Employment & Labor Update - Executive Order to Bring Changes to FLSA Overtime Exemption Regulations

04.30.2014

On March 13, 2014, President Barack Obama directed the Secretary of the U.S. Department of Labor to promulgate new rules concerning the Fair Labor Standards Act (the “FLSA”).  These new rules will significantly raise the bar for certain employees to qualify as exempt from overtime pay requirements under the FLSA.

The Department of Labor has yet to issue new rules in response to the directive, and so far there is no set timetable for issuing such rules. However, the Secretary of Labor has provided insight as to what employers can expect. The anticipated changes will likely result in many employees, currently classified as “overtime-exempt” (under the so-called “white collar exemptions” -- i.e., with executive, administrative, and professional employees), losing their exempt status. These changes are likely to be felt most heavily in the retail and hospitality sectors, but will have an impact on all those positions, currently classified as exempt, that have relatively low salaries or that have carried a mixture of exempt and non-exempt duties. Employers should prepare now by reviewing those positions currently classified as exempt, and assessing the impact if they become required to track all hours worked and to pay overtime premiums to those employees losing exempt status.

The Anticipated Rule Changes

Currently, to qualify for a white collar overtime exemption, an employee must satisfy two tests – the “salary basis test” and the “duties test.”  Both tests will be heightened by the predicted rule changes. The Department of Labor has not changed these rules since 2004.

The Salary Basis Test – The New Rules Will Raise The Minimum Salary Threshold Necessary To Qualify As An Exempt Employee.

Under current regulations, to qualify for the overtime exemption, an employee must earn a minimum salary of at least $455 per week. Under the anticipated new regulations, the minimum salary is expected to rise to as much as $900 per week. With such a dramatic increase in the minimum salary threshold, a large number of employees who are currently properly classified as overtime-exempt will automatically lose their exempt status.

The Duties Test – The New Rules Will Create A New Threshold, Requiring That Management Duties Take Up The Majority Of The Exempt Employee’s Time.

The Department of Labor is also expected to significantly change the duties test that determines who qualifies for the “executive” exemption. Currently, the rules call for a multifactor analysis of an employee’s “primary” duties, and provide that an employee is qualified for exempt status if the employee’s “primary” duties are “exempt duties.” These “exempt duties” include the direct management of other employees, such as hiring, firing, disciplining, training, scheduling, or supervising. At present, some exempt managers spend significant portions of their workday performing traditionally non-exempt duties, such as stocking shelves or servicing customers, while also spending some lesser period of time managing other employees and carrying out exempt duties. Under current regulations, these “working” managers may be properly classified as overtime-exempt, because the existing regulations define an employee’s “primary” duty as the employee’s principal, main, major or most important duty, even if the employee performs such management duties less than 50-percent of his or her working time.

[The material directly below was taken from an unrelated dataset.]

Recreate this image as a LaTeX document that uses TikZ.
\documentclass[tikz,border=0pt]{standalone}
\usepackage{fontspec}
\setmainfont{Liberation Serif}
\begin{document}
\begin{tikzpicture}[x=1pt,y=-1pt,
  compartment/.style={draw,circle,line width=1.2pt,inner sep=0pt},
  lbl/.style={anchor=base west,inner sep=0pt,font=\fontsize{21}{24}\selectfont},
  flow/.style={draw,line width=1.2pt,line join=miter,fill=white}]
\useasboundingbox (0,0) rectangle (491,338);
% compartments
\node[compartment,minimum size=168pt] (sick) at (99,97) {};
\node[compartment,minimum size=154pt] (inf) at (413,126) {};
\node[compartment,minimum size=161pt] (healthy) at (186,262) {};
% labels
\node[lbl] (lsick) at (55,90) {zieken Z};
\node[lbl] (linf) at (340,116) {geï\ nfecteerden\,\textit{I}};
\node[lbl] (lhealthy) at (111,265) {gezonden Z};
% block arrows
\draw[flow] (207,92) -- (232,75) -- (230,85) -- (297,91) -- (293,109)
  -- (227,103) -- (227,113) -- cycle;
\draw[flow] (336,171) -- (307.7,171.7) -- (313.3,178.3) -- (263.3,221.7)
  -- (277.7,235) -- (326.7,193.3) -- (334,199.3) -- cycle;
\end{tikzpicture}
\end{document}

The new regulations will likely require that an exempt executive employee perform “exempt duties” during more than 50-percent of his or her working time. The anticipated establishment of a 50-percent threshold under the new regulations will mean that many managerial employees, currently properly classified as exempt managers, will lose their exempt status, or that there will be heightened scrutiny of how much time they actually spend on managerial duties. Thus, the anticipated new regulations will also increase the burden on employers to monitor the nature and duration of the tasks their managers perform, in order to substantiate that more than half of that time is devoted to exempt duties.

Take Away

Regardless of the final thresholds contained in the new rules, the clear result of the changes will be the reclassification of a significant number of employees to overtime non-exempt status. Due to the increased cost of overtime labor, employers may need to reevaluate staffing levels to limit overtime, and consider decreasing employee compensation to manage overtime costs. Employers will also need to prepare to track employee hours and satisfy certain recordkeeping requirements.